>> START

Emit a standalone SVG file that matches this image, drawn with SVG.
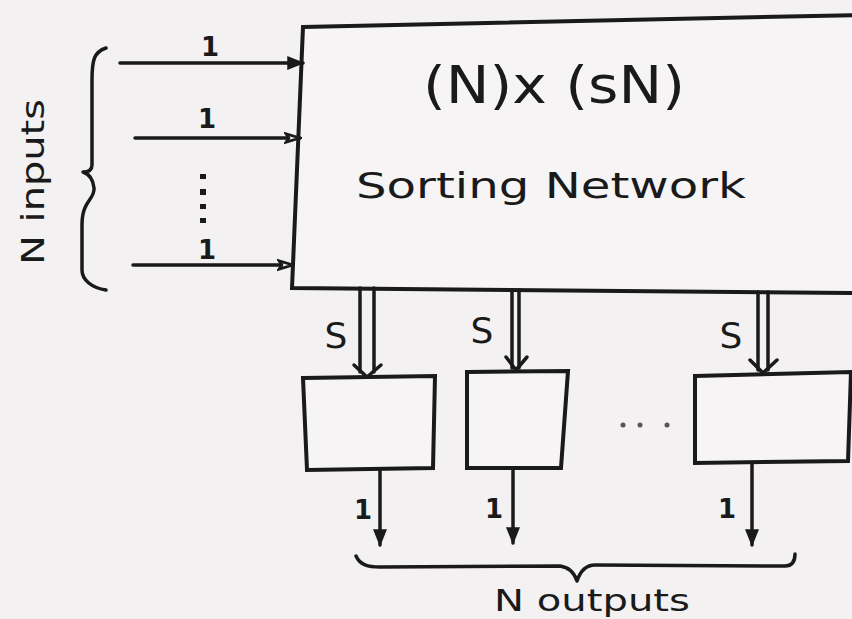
<svg xmlns="http://www.w3.org/2000/svg" width="852" height="619" viewBox="0 0 852 619">
<defs>
<style>
.ln{stroke:#1a1a1a;stroke-width:3.5;fill:none;stroke-linecap:round;stroke-linejoin:round}
.bx{stroke:#1a1a1a;stroke-width:4;fill:#f6f4f5}
.t{font-family:"DejaVu Sans","Liberation Sans",sans-serif;fill:#1a1a1a}
.lab{font-size:26px;font-weight:bold}
.s{font-size:36px}
</style>
<marker id="fill" viewBox="0 0 10 10" refX="9" refY="5" markerWidth="5" markerHeight="5" orient="auto" markerUnits="strokeWidth">
<path d="M0,1 L10,5 L0,9 Z" fill="#1a1a1a"/>
</marker>
<marker id="open" viewBox="0 0 12 10" refX="11" refY="5" markerWidth="5" markerHeight="4" orient="auto" markerUnits="strokeWidth">
<path d="M1,2 L11,5 L1,8 L3,5 Z" fill="#f6f4f5" stroke="#1a1a1a" stroke-width="2"/>
</marker>
</defs>
<rect width="852" height="619" fill="#f3f1f2"/>

<g id="sorting-network">
<path class="bx" d="M303,27 L860,15 L860,293 L292,288 Z"/>
<text class="t" x="423" y="103" font-size="52" textLength="262" lengthAdjust="spacingAndGlyphs">(N)x (sN)</text>
<text class="t" x="356" y="198" font-size="36" textLength="390" lengthAdjust="spacingAndGlyphs">Sorting  Network</text>
</g>

<g id="box1"><path class="bx" d="M303,378 L435,376 L433,468 L307,470 Z"/></g>
<g id="box2"><path class="bx" d="M467,372 L568,371 L561,468 L467,468 Z"/></g>
<g id="box3"><path class="bx" d="M695,376 L851,372 L848,461 L695,463 Z"/></g>

<g id="connectors">
<line class="ln" x1="120" y1="63" x2="303" y2="63" marker-end="url(#fill)"/>
<line class="ln" x1="135" y1="138" x2="300" y2="138" marker-end="url(#open)"/>
<line class="ln" x1="133" y1="265" x2="293" y2="265" marker-end="url(#open)"/>

<g class="bus">
<line class="ln" x1="360" y1="288" x2="360" y2="372"/>
<line class="ln" x1="374" y1="288" x2="374" y2="372"/>
<path class="ln" d="M354,365 L367,377 L381,365"/>
<line class="ln" x1="512" y1="290" x2="512" y2="368"/>
<line class="ln" x1="519" y1="290" x2="519" y2="368"/>
<path class="ln" d="M506,357 L516,370 L527,357"/>
<line class="ln" x1="758" y1="292" x2="758" y2="370"/>
<line class="ln" x1="768" y1="292" x2="768" y2="370"/>
<path class="ln" d="M750,360 L763,373 L777,360"/>
</g>

<line class="ln" x1="380" y1="470" x2="380" y2="545" marker-end="url(#fill)"/>
<line class="ln" x1="513" y1="468" x2="513" y2="543" marker-end="url(#fill)"/>
<line class="ln" x1="752" y1="463" x2="752" y2="545" marker-end="url(#fill)"/>
</g>

<g id="labels">
<text class="t lab" x="210" y="56" text-anchor="middle">1</text>
<text class="t lab" x="207" y="128" text-anchor="middle">1</text>
<text class="t lab" x="207" y="259" text-anchor="middle">1</text>
<g fill="#1a1a1a">
<rect x="200" y="174" width="6" height="5"/>
<rect x="200" y="189" width="6" height="6"/>
<rect x="200" y="204" width="6" height="5"/>
<rect x="200" y="218" width="6" height="5"/>
</g>
<text class="t s" x="336" y="348" text-anchor="middle">S</text>
<text class="t s" x="482" y="343" text-anchor="middle">S</text>
<text class="t s" x="731" y="348" text-anchor="middle">S</text>
<g fill="#555">
<circle cx="623" cy="425" r="2.5"/>
<circle cx="640" cy="425" r="2.5"/>
<circle cx="667" cy="425" r="2.5"/>
</g>
<text class="t lab" x="363" y="519" text-anchor="middle">1</text>
<text class="t lab" x="494" y="518" text-anchor="middle">1</text>
<text class="t lab" x="727" y="518" text-anchor="middle">1</text>
<text class="t" x="44" y="182" font-size="32" text-anchor="middle" textLength="166" lengthAdjust="spacingAndGlyphs" transform="rotate(-90 44 182)">N inputs</text>
<text class="t" x="494" y="611" font-size="30" textLength="196" lengthAdjust="spacingAndGlyphs">N outputs</text>
</g>

<g id="braces">
<path class="ln" d="M106,48 C94,52 92,60 92,80 L92,165 C92,170 89,172 83,172 C89,174 93,178 94,188 C95,200 82,200 82,225 L82,270 C82,280 92,288 106,290"/>
<path class="ln" d="M356,556 C360,565 368,567 380,567 L560,566 C568,567 574,572 577,581 C580,572 585,565 595,565 L785,566 C792,566 795,562 795,554"/>
</g>
</svg>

>> END

▶ TASK INSTRUCTIONS
Reproduce the whole listing exactly, but not the images in it.

▶ ANSWER TO THIS PROBLEM
Emit a standalone SVG file that matches this image, drawn with SVG.
<svg xmlns="http://www.w3.org/2000/svg" width="852" height="619" viewBox="0 0 852 619">
<defs>
<style>
.ln{stroke:#1a1a1a;stroke-width:3.5;fill:none;stroke-linecap:round;stroke-linejoin:round}
.bx{stroke:#1a1a1a;stroke-width:4;fill:#f6f4f5}
.t{font-family:"DejaVu Sans","Liberation Sans",sans-serif;fill:#1a1a1a}
.lab{font-size:26px;font-weight:bold}
.s{font-size:36px}
</style>
<marker id="fill" viewBox="0 0 10 10" refX="9" refY="5" markerWidth="5" markerHeight="5" orient="auto" markerUnits="strokeWidth">
<path d="M0,1 L10,5 L0,9 Z" fill="#1a1a1a"/>
</marker>
<marker id="open" viewBox="0 0 12 10" refX="11" refY="5" markerWidth="5" markerHeight="4" orient="auto" markerUnits="strokeWidth">
<path d="M1,2 L11,5 L1,8 L3,5 Z" fill="#f6f4f5" stroke="#1a1a1a" stroke-width="2"/>
</marker>
</defs>
<rect width="852" height="619" fill="#f3f1f2"/>

<g id="sorting-network">
<path class="bx" d="M303,27 L860,15 L860,293 L292,288 Z"/>
<text class="t" x="423" y="103" font-size="52" textLength="262" lengthAdjust="spacingAndGlyphs">(N)x (sN)</text>
<text class="t" x="356" y="198" font-size="36" textLength="390" lengthAdjust="spacingAndGlyphs">Sorting  Network</text>
</g>

<g id="box1"><path class="bx" d="M303,378 L435,376 L433,468 L307,470 Z"/></g>
<g id="box2"><path class="bx" d="M467,372 L568,371 L561,468 L467,468 Z"/></g>
<g id="box3"><path class="bx" d="M695,376 L851,372 L848,461 L695,463 Z"/></g>

<g id="connectors">
<line class="ln" x1="120" y1="63" x2="303" y2="63" marker-end="url(#fill)"/>
<line class="ln" x1="135" y1="138" x2="300" y2="138" marker-end="url(#open)"/>
<line class="ln" x1="133" y1="265" x2="293" y2="265" marker-end="url(#open)"/>

<g class="bus">
<line class="ln" x1="360" y1="288" x2="360" y2="372"/>
<line class="ln" x1="374" y1="288" x2="374" y2="372"/>
<path class="ln" d="M354,365 L367,377 L381,365"/>
<line class="ln" x1="512" y1="290" x2="512" y2="368"/>
<line class="ln" x1="519" y1="290" x2="519" y2="368"/>
<path class="ln" d="M506,357 L516,370 L527,357"/>
<line class="ln" x1="758" y1="292" x2="758" y2="370"/>
<line class="ln" x1="768" y1="292" x2="768" y2="370"/>
<path class="ln" d="M750,360 L763,373 L777,360"/>
</g>

<line class="ln" x1="380" y1="470" x2="380" y2="545" marker-end="url(#fill)"/>
<line class="ln" x1="513" y1="468" x2="513" y2="543" marker-end="url(#fill)"/>
<line class="ln" x1="752" y1="463" x2="752" y2="545" marker-end="url(#fill)"/>
</g>

<g id="labels">
<text class="t lab" x="210" y="56" text-anchor="middle">1</text>
<text class="t lab" x="207" y="128" text-anchor="middle">1</text>
<text class="t lab" x="207" y="259" text-anchor="middle">1</text>
<g fill="#1a1a1a">
<rect x="200" y="174" width="6" height="5"/>
<rect x="200" y="189" width="6" height="6"/>
<rect x="200" y="204" width="6" height="5"/>
<rect x="200" y="218" width="6" height="5"/>
</g>
<text class="t s" x="336" y="348" text-anchor="middle">S</text>
<text class="t s" x="482" y="343" text-anchor="middle">S</text>
<text class="t s" x="731" y="348" text-anchor="middle">S</text>
<g fill="#555">
<circle cx="623" cy="425" r="2.5"/>
<circle cx="640" cy="425" r="2.5"/>
<circle cx="667" cy="425" r="2.5"/>
</g>
<text class="t lab" x="363" y="519" text-anchor="middle">1</text>
<text class="t lab" x="494" y="518" text-anchor="middle">1</text>
<text class="t lab" x="727" y="518" text-anchor="middle">1</text>
<text class="t" x="44" y="182" font-size="32" text-anchor="middle" textLength="166" lengthAdjust="spacingAndGlyphs" transform="rotate(-90 44 182)">N inputs</text>
<text class="t" x="494" y="611" font-size="30" textLength="196" lengthAdjust="spacingAndGlyphs">N outputs</text>
</g>

<g id="braces">
<path class="ln" d="M106,48 C94,52 92,60 92,80 L92,165 C92,170 89,172 83,172 C89,174 93,178 94,188 C95,200 82,200 82,225 L82,270 C82,280 92,288 106,290"/>
<path class="ln" d="M356,556 C360,565 368,567 380,567 L560,566 C568,567 574,572 577,581 C580,572 585,565 595,565 L785,566 C792,566 795,562 795,554"/>
</g>
</svg>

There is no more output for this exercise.